Collected data -
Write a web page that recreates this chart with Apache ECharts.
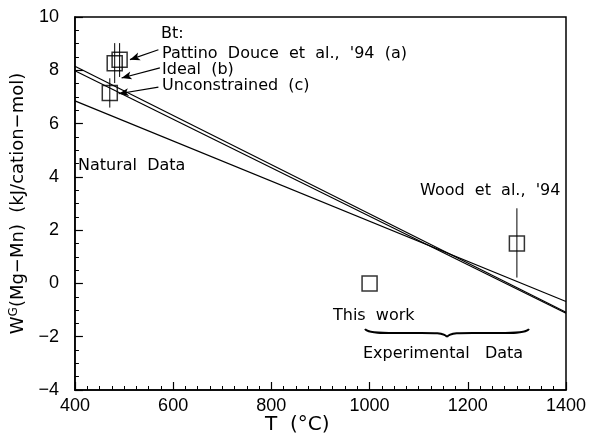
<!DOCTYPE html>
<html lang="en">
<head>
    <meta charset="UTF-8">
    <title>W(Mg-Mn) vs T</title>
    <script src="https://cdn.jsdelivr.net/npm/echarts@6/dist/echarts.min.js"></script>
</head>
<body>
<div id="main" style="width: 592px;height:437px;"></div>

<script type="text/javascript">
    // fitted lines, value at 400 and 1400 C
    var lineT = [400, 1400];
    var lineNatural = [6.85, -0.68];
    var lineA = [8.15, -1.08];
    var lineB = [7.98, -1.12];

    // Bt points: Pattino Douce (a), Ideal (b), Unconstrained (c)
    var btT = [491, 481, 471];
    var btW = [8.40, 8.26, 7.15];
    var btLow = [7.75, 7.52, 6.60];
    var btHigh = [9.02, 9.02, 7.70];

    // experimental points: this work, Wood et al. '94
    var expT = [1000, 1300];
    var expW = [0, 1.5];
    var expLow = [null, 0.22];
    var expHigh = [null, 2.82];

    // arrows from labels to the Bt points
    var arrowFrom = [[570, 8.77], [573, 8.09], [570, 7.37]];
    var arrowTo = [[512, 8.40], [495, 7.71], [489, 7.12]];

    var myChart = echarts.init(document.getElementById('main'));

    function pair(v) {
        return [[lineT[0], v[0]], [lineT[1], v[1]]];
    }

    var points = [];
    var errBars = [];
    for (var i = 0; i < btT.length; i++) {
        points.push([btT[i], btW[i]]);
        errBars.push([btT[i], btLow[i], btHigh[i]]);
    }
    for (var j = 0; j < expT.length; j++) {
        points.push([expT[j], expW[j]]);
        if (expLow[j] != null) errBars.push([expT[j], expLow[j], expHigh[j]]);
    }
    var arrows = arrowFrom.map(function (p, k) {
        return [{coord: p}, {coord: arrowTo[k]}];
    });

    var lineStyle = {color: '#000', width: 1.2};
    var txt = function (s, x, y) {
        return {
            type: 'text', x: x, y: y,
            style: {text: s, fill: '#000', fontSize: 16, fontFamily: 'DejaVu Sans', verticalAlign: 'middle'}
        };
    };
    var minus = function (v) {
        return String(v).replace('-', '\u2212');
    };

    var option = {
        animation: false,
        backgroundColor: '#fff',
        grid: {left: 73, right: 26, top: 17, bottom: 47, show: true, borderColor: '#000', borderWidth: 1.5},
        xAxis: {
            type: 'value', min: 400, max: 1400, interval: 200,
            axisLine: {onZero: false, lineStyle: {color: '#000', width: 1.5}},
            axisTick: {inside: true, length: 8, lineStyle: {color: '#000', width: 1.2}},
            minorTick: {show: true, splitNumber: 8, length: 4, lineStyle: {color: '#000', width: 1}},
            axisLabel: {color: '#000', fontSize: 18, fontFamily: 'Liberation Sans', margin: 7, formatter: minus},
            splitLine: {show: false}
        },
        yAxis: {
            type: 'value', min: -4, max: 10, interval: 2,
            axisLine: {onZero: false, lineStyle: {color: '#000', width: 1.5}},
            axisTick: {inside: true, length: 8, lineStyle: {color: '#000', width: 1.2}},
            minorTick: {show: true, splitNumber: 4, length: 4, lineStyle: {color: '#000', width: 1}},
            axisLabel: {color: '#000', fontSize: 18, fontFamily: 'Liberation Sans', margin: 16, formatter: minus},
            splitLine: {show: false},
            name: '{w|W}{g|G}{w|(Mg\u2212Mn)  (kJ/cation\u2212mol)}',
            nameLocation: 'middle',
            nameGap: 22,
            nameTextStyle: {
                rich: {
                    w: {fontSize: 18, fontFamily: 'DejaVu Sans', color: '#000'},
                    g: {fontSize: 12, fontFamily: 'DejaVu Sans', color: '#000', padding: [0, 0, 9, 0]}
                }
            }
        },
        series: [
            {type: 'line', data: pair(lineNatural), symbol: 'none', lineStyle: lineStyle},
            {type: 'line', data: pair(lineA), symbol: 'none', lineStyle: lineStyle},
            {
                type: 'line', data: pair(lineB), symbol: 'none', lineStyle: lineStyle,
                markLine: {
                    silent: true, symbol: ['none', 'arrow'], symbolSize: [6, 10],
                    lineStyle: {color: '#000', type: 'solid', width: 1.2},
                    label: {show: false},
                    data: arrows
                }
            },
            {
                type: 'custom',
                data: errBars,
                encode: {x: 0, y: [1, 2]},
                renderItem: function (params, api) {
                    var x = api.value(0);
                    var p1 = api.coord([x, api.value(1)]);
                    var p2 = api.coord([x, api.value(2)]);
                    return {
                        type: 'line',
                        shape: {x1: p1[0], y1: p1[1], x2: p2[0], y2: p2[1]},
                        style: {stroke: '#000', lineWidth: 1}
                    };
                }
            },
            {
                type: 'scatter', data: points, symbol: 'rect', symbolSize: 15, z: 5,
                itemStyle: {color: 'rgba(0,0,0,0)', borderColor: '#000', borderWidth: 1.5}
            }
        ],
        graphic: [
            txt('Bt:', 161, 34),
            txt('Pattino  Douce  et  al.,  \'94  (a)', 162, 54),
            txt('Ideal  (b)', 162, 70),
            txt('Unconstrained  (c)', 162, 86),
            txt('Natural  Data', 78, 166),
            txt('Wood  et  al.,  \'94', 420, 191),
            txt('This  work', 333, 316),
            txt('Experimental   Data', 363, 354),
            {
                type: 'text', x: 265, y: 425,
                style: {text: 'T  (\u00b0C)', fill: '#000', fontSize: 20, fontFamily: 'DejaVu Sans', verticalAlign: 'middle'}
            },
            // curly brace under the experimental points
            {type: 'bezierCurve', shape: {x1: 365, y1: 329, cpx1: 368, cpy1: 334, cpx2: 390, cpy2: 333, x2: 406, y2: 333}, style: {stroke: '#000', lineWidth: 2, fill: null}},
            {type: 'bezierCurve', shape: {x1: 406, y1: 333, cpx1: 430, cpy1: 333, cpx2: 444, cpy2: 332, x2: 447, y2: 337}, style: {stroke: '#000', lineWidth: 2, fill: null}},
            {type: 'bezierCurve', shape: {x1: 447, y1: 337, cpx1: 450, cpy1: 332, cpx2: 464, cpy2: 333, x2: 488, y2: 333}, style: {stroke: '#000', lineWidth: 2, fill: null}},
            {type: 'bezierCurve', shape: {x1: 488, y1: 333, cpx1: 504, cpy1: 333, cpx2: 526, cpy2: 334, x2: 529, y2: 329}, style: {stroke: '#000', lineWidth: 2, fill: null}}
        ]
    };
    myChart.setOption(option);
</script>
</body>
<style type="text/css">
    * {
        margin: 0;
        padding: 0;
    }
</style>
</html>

Instructions for the task - Starting at the top of the listing above, please restate word for word each line up to and including the one that holds "var lineB = [7.98, -1.12];", omitting every image.

Answer to this task -
Write a web page that recreates this chart with Apache ECharts.
<!DOCTYPE html>
<html lang="en">
<head>
    <meta charset="UTF-8">
    <title>W(Mg-Mn) vs T</title>
    <script src="https://cdn.jsdelivr.net/npm/echarts@6/dist/echarts.min.js"></script>
</head>
<body>
<div id="main" style="width: 592px;height:437px;"></div>

<script type="text/javascript">
    // fitted lines, value at 400 and 1400 C
    var lineT = [400, 1400];
    var lineNatural = [6.85, -0.68];
    var lineA = [8.15, -1.08];
    var lineB = [7.98, -1.12];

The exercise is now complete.